Rose-Colored Glasses
Nationally, even if Secretary Panetta’s job loss numbers are off by as much as 2/3, the losses would be devastating. 500,000 defense job losses would exceed the number of unemployed individuals in West Virginia, New Mexico, Maine, Nebraska, Montana, Hawaii, New Hampshire, Delaware, Alaska, South Dakota, Vermont, Wyoming, and North Dakota, combined.
1 in 4 Defense Civilian Positions Terminated
Roughly 200,000 defense civilians will get pink slips. That represents a dismissal of 7% of the entire Federal civilian workforce based on 2010 figures. This would be the equivalent to laying off the entire Department of Homeland Security plus an additional 17,000 jobs.
BRAC’s Looming Specter
Should the Armed Forces draw down another 200,000 active duty service members BRAC becomes less speculation and more a guarantee.

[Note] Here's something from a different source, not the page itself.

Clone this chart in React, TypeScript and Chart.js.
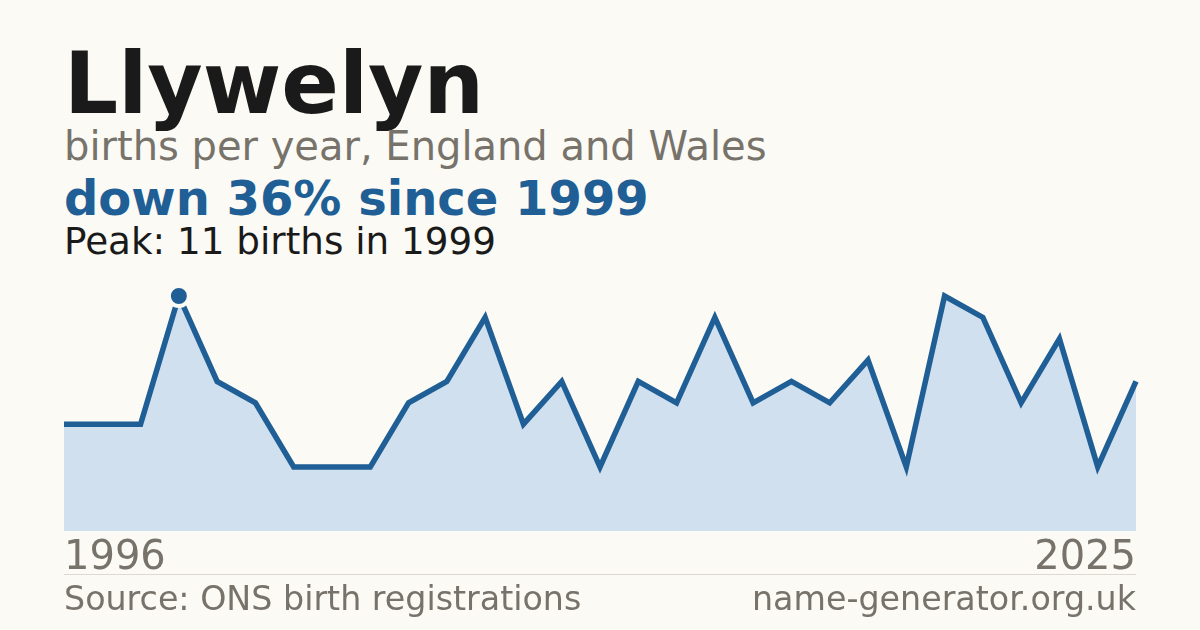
import { useEffect, useRef } from 'react'
import { Chart, registerables } from 'chart.js'

Chart.register(...registerables)

// years shown (one year is missing from the series, spacing is even)
const years = [
  '1996', '1997', '1998', '1999', '2000', '2001', '2002', '2003', '2004', '2005',
  '2006', '2007', '2008', '2009', '2010', '2011', '2012', '2014', '2015', '2016',
  '2017', '2018', '2019', '2020', '2021', '2022', '2023', '2024', '2025',
]
const births = [
  5, 5, 5, 11, 7, 6, 3, 3, 3, 6,
  7, 10, 5, 7, 3, 7, 6, 10, 6, 7,
  6, 8, 3, 11, 10, 6, 9, 3, 7,
]
const peakIndex = 3
const yMax = 11

const BG = '#fbfaf5'
const BLUE = '#1f5f96'
const FILL = '#d0e0ef'
const GREY = '#77736b'
const FONT = '"DejaVu Sans", sans-serif'

// the x tick padding is also added on both sides by chart.js
const TICK_PAD = 4
const CANVAS_H = 307

function BirthsChart() {
  const canvasRef = useRef<HTMLCanvasElement>(null)
  const chartRef = useRef<Chart | null>(null)

  useEffect(() => {
    if (!canvasRef.current) return
    if (chartRef.current) {
      chartRef.current.destroy()
      chartRef.current = null
    }

    const last = years.length - 1

    chartRef.current = new Chart(canvasRef.current, {
      type: 'line',
      data: {
        labels: years,
        datasets: [{
          data: births,
          borderColor: BLUE,
          borderWidth: 5.5,
          backgroundColor: FILL,
          fill: 'origin',
          tension: 0,
          clip: false,
          pointRadius: births.map((_, i) => (i === peakIndex ? 10 : 0)),
          pointBackgroundColor: BLUE,
          pointBorderColor: BG,
          pointBorderWidth: 4,
          pointHoverRadius: 0,
        }],
      },
      options: {
        animation: false,
        responsive: false,
        maintainAspectRatio: false,
        layout: { autoPadding: false, padding: { top: 16, left: 0, right: 0, bottom: 0 } },
        plugins: {
          legend: { display: false },
          tooltip: { enabled: false },
        },
        scales: {
          y: {
            display: false,
            min: 0,
            max: yMax,
          },
          x: {
            grid: { display: false, drawTicks: false },
            border: { display: false },
            ticks: {
              autoSkip: false,
              maxRotation: 0,
              minRotation: 0,
              align: 'inner',
              padding: TICK_PAD,
              color: GREY,
              font: { family: FONT, size: 40 },
              callback: (_v, i) => (i === 0 || i === last ? years[i] : ''),
            },
          },
        },
      },
    })

    return () => {
      if (chartRef.current) {
        chartRef.current.destroy()
        chartRef.current = null
      }
    }
  }, [])

  const w = 1072 + TICK_PAD * 2
  return (
    <canvas
      ref={canvasRef}
      width={w}
      height={CANVAS_H}
      style={{ position: 'absolute', left: 64 - TICK_PAD, top: 280, width: w, height: CANVAS_H }}
    />
  )
}

export default function App() {
  const text = (top: number, size: number, color: string, bold = false) => ({
    position: 'absolute' as const,
    left: 64,
    top,
    margin: 0,
    fontSize: size,
    lineHeight: 1,
    fontWeight: bold ? 700 : 400,
    color,
    whiteSpace: 'nowrap' as const,
  })

  return (
    <div style={{
      position: 'fixed', left: 0, top: 0, width: 1200, height: 630,
      background: BG, fontFamily: FONT, overflow: 'hidden',
    }}>
      <div style={text(41, 85, '#1a1a1a', true)}>Llywelyn</div>
      <div style={text(126, 40, GREY)}>births per year, England and Wales</div>
      <div style={text(174, 48, BLUE, true)}>down 36% since 1999</div>
      <div style={text(222.5, 37.3, '#1a1a1a')}>Peak: 11 births in 1999</div>
      <BirthsChart />
      <div style={{ position: 'absolute', left: 64, top: 574, width: 1072, height: 1, background: '#dcd9d2' }} />
      <div style={text(582, 33.3, GREY)}>Source: ONS birth registrations</div>
      <div style={{ ...text(582, 33.3, GREY), left: 'auto', right: 64 }}>name-generator.org.uk</div>
    </div>
  )
}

• Rural communities will be hit hardest as they rely on bases as economic drivers
• BRAC creates winners and losers, pitting states and communities against each other
A Decades-Long Saga
Base closures require significant long-term fiscal and organizational commitment from your local communities to:
• Environmental remediation
• Real estate and asset transfers
• Restoration of lost personal, sales and property tax revenues due to population loss
Hindering Our Military’s Flexibility
Hastily reducing our physical base infrastructure all but guarantees prohibitively expensive future investments should we elect to expand the armed forces when the global security landscape demands it.
Devastating State Economies
The top four states hit by defense cuts will be California, Virginia, Texas and Florida. These states are poised to shed a combined 379,000 jobs and $32.6 billion in gross state product.
Virginia will take the hit worse than any state in the nation on a per capita basis. Under sequestration, 122,800 jobs will be lost in Virginia. Virginia will lose $10.5 billion in Gross State Product, more than the annual earnings of over half of the Fortune 500 (more than the annual earnings of such corporate giants as Nordstrom, Whole Foods, Visa, Campbell Soup, Office Max, Yahoo, and Eastman Kodak).